Instructional Design
In the CAM apprenticeship process, the instructional designer is the architect who translates defined competencies and real job tasks into clear, sequenced learning experiences and assessments. By working with employers and mentors, they align on-the-job learning with related instruction so apprentices progress through coherent, competency-based milestones rather than ad hoc tasks. Using structured methods similar to project management—planning scope, timelines, resources, and quality checks—the instructional designer ensures each apprenticeship pathway is organized like a well-run project, delivered on time, and easy for both employers and regulators to understand and approve.
In our context, an instructional designer is the architect who translates CAM’s competencies and apprenticeship tasks into clear, sequenced learning experiences and assessments that employers and apprentices can use. This role sits right at the intersection of CAM, apprenticeship, and project management.
Brief definition of an instructional designer
Designs learning experiences and materials (modules, job aids, practice tasks, assessments) that build specific skills and competencies.
Works with subject-matter experts and employers to align real work tasks with learning objectives.
Uses structured processes like ADDIE (Analyze, Design, Develop, Implement, Evaluate) to make training systematic and outcome-based.
Why this is this critical for CAM and apprenticeships
For CAM, you are defining observable competencies and performance levels for the client.
The instructional designer:
Turns each competency into learning objectives, practice activities, and evidence of mastery that fit real job tasks (cognitive apprenticeship: modeling, coaching, scaffolding, reflection, exploration).
Ensures that on-the-job learning, related instruction, and assessments are coherent rather than a random mix of tasks.
Builds reusable templates so each new employer/apprentice pathway is consistent with your CAM framework.
Builds acceptable, measurable metrics that ensure training efficiency.
For an apprenticeship, the instructional designer:
Aligns OJL tasks, related instruction hours, and milestones so they satisfy RAP standards and employer needs.
Creates documentation (outlines, matrices, rubrics) that make your programs easy for DOL, WIOA partners, and employers to understand and approve.

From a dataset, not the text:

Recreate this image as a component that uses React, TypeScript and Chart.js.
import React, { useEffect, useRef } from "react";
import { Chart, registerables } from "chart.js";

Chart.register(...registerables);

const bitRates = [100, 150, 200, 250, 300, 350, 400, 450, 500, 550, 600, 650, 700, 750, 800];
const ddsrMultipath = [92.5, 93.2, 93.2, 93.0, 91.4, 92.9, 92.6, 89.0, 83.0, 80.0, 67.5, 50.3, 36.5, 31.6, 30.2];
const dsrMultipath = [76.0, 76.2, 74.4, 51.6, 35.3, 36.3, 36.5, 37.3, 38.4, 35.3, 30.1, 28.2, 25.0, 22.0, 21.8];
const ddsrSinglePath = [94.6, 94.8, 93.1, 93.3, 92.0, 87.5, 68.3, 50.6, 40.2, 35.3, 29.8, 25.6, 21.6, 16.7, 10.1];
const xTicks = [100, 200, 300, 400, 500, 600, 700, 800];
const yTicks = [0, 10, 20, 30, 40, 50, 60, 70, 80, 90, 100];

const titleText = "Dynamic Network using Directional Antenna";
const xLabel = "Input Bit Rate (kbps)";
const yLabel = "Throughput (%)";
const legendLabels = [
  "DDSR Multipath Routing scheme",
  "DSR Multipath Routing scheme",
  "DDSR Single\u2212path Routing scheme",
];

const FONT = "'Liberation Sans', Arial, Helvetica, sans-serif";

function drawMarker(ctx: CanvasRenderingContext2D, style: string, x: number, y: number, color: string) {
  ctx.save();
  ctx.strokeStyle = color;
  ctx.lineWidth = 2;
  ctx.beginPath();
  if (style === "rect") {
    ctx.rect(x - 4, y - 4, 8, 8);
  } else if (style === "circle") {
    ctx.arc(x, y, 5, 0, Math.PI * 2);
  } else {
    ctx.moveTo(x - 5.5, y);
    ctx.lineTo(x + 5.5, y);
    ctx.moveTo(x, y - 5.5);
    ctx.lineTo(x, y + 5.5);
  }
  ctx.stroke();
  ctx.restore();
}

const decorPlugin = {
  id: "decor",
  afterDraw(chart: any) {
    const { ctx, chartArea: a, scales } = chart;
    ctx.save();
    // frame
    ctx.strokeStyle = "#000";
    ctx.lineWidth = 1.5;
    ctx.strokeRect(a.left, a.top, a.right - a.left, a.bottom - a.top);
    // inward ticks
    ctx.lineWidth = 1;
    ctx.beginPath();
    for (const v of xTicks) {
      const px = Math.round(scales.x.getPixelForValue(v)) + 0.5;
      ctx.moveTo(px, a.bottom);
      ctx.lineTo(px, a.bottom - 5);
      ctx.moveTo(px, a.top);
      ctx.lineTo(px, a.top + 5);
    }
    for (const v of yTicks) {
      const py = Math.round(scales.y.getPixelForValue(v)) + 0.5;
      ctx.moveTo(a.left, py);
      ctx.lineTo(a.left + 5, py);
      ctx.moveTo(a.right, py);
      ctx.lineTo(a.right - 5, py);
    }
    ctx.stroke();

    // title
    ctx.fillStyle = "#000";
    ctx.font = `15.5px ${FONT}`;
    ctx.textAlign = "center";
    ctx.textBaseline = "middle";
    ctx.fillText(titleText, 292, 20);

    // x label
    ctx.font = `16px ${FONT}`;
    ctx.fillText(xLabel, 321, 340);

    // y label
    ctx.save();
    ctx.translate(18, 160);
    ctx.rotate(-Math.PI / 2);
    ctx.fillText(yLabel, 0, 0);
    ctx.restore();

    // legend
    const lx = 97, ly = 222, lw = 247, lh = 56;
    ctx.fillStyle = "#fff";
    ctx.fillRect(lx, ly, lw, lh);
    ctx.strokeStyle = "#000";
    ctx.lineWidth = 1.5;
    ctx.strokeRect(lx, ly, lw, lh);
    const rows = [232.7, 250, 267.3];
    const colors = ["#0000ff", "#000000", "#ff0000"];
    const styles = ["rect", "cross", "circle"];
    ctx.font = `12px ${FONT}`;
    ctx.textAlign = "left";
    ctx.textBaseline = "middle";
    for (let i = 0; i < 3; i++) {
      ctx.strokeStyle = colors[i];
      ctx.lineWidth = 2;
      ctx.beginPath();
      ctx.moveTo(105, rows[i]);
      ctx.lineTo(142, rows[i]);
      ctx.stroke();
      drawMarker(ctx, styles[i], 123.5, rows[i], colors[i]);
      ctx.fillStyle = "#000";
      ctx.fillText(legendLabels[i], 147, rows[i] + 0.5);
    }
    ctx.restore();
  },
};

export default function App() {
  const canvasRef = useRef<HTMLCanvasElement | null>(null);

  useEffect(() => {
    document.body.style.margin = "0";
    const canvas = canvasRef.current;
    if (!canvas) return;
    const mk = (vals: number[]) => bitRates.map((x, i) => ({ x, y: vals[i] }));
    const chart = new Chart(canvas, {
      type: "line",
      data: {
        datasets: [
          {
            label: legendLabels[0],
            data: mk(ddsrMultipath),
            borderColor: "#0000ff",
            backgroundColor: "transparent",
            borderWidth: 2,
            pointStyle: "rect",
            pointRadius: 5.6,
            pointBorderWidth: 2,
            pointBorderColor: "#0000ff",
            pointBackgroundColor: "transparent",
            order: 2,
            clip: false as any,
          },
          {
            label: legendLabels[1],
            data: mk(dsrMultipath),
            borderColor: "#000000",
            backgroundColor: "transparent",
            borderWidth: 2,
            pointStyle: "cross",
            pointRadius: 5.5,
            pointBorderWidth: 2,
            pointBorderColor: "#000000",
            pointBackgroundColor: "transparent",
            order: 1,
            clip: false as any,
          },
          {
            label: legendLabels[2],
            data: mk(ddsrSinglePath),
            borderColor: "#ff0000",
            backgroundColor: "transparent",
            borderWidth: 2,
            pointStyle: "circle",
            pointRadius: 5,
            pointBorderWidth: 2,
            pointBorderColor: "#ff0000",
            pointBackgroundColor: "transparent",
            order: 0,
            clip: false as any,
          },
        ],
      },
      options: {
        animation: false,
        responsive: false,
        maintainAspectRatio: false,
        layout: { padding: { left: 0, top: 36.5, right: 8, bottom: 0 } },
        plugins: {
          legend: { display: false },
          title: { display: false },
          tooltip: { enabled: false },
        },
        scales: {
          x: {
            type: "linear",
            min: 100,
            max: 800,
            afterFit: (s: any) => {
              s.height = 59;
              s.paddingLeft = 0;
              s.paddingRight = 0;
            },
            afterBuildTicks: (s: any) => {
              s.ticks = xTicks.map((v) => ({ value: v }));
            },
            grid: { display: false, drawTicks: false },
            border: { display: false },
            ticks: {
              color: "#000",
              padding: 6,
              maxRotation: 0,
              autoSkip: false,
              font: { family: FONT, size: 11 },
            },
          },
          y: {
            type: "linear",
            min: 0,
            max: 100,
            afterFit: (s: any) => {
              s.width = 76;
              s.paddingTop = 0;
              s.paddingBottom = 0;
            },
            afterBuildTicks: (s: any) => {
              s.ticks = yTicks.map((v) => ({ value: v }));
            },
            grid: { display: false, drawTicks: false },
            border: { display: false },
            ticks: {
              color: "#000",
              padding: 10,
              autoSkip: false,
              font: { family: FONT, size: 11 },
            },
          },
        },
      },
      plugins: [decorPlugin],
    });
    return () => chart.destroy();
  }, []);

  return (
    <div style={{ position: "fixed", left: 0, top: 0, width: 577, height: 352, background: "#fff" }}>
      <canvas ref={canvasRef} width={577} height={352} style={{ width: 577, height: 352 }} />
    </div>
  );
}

How it fits into a CAM apprenticeship
What is an instructional designer
Assessment of curriculum that we design
No training can be effective without understanding the results of the training. CAM uses the Kirkpatrick model, which is a four-level framework for evaluating training and curriculum based on its real impact, not just completion. It looks at learners’ immediate reactions to the training, what they actually learned, how their behavior changes on the job, and the final results for the organization (such as performance, quality, or other key outcomes). By using these levels together, it helps designers and project managers see whether a program is effective and where it needs to be improved.
The Kirkpatrick model is a framework for evaluating training using four levels:
Reaction – how participants feel about the training (satisfaction and perceived relevance).
Learning – what knowledge, skills, or attitudes they actually gained.
Behavior – how their on-the-job behavior changes after training.
Results – the impact of the training on organizational outcomes like performance, quality, or ROI.
Using the Kirkpatrick model when managing projects and building curriculum keeps training tightly aligned with real-world results. It pushes you to design backward from impact rather than just delivering content.
Why it matters for project management
It clarifies success criteria at project kickoff by defining desired behavior and results (Levels 3–4), which then guide scope, requirements, and stakeholder expectations.
It supports ongoing project control by giving you structured checkpoints (reaction, learning, behavior, results) to monitor whether the training solution is actually solving the business problem, not just being completed.
Why it matters for curriculum design
It ensures the curriculum is outcome-based: you design learning objectives, activities, and assessments that directly support the behaviors and results you want in the workplace.
It prompts you to build in evaluation tools at each level (surveys, tests, behavior checklists, KPIs), so you can refine the curriculum over time using evidence rather than guesses.
For CAM and apprenticeship, this means every module and project is judged not only by how apprentices like it or what they can recall, but by how their on-the-job performance and employer outcomes actually improve. Training can be effective without understanding the results of the training. CAM uses the Kirkpatrick model, a four-level framework for evaluating training and curriculum based on their real impact, not just completion. It looks at learners’ immediate reactions to the training, what they actually learned, how their behavior changes on the job, and the final results for the organization (such as performance, quality, or other key outcomes). Using these levels together helps designers and project managers see whether a program is effective and where it needs to be improved.
When working with our clients, we have to figure out how to build their curriculum. For that process we use the ADDIE model. ADDIE is a structured instructional design model that guides the creation of training and curriculum. It stands for Analyze, Design, Develop, Implement, and Evaluate. You start by analyzing needs and goals, then design the learning plan, develop the materials, implement the training with learners, and finally evaluate how well it worked so you can improve it.